“Tem sido colocada sobre o Partido Socialista uma pressão, no que diz respeito ao Orçamento de Estado, que não é aceitável. O Partido Socialista perdeu as eleições, está na oposição. Não chateiem o PS!” Foi assim que Pedro Nuno Santos reagiu às perguntas dos jornalistas sobre o sentido de voto do PS no próximo Orçamento de Estado. Muitos comentadores criticaram o uso do plebeísmo e a falta de paciência, apontando-o como prova de que Pedro Nuno não tem postura de Estado e continua a ser o mesmo adolescente resmungão que se estava a marimbar para os banqueiros alemães.
Nada mais falso. Esta análise pela rama, própria de um comentariado preguiçoso e conformista, não abarca a complexidade do pensamento estratégico do secretário-geral do Partido Socialista. Felizmente, como alguém que, quer na vida pessoal, quer a nível profissional, possui vasta experiência a chatear pessoas, tenho a capacidade de avaliar a chatice em todos as suas dimensões. E posso afirmar, sem grandes dúvidas, que o pedido de Pedro Nuno Santos para não chatearem o PS é prenhe de significado político.

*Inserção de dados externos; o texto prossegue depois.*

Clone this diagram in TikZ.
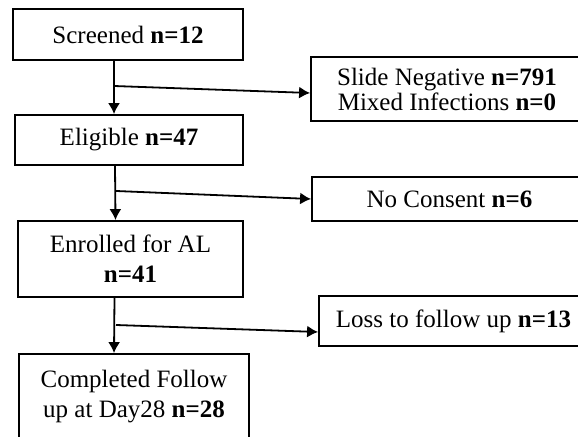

Conjugando o verbo chatear, Pedro Nuno alude a uma rica tradição de estadistas chateados. Repare-se que PNS podia ter dito “não macem o PS!”, ou “não aborreçam o PS!”, ou mesmo “não lixem a cabeça ao PS!”. Porém, optou por “não chateiem”. Assim, as declarações de PNS aos jornalistas evocam outras, com quase 50 anos, prestadas pelo Almirante Pinheiro de Azevedo: “Fui sequestrado já duas vezes. Já chega. Eu não gosto de ser sequestrado, é uma coisa que me chateia”. Astuto, Pedro Nuno Santos equipara as questões sobre o OE não a um, mas a dois sequestros do Governo, sublinhando a gravidade da curiosidade jornalística.
Longe de mostrar Pedro Nuno Santos como o fedelho impertinente que o comentariado insiste que ele é, esta é a primeira vez que PNS tem uma tirada digna de futuro primeiro-ministro de Portugal. Nunca, como até este “não chateiem o PS”, Pedro Nuno Santos provou estar tão umbilicalmente ligado ao povo. Nenhum líder do PS mostrou este entrosamento com os portugueses desde que Mário Soares gritou: “Ó sr. Guarda, desapareça!” a um GNR da brigada de trânsito que quis multar o autocarro onde o então Presidente da República seguia. Tal como Soares desabafou em voz alta o que qualquer português pensa quando é mandado parar pela bófia, também Pedro Nuno teve a coragem de verbalizar o estado de alma de todos nós em Agosto. É que são as férias, caraças. E em férias, o único objectivo de um português é que não o chateiem.
Durante um mês, o português quer que o chefe não o chateie, que os filhos não o chateiem, que a sogra não o chateie, que o treinador do Benfica não o chateie, que o tipo do toldo ao lado não o chateie, que o conflito israelo-palestiniano não o chateie. Em Setembro, chateiem à vontade. Ele próprio vai chatear algumas pessoas, a começar pela mulher. Mas, para já, eh, pá, façam o favor e não o chateiem. O que é difícil, tratando-se Portugal de um sítio onde toda a gente começa uma conversa com “não quero ser chato”, que significa “vou chateá-lo um bocadinho”.
O “não chateiem o PS” entra directamente para o ranking das melhores solicitações para ser deixado em paz, uma tabela ainda encimada pela súplica de Greta Garbo, que pediu para ser deixada em paz. Pedro Nuno, a Garbo de São João da Madeira, tornou-se numa versão humana daquele sinal “do not disturb” que se pendura na porta do hotel, um herói para todos os que não querem que os chateiem. O que acaba por ser paradoxal, uma vez que PNS é socialista, e se há coisa que os socialistas apreciam é meter o bedelho em tudo o que não lhes diz respeito.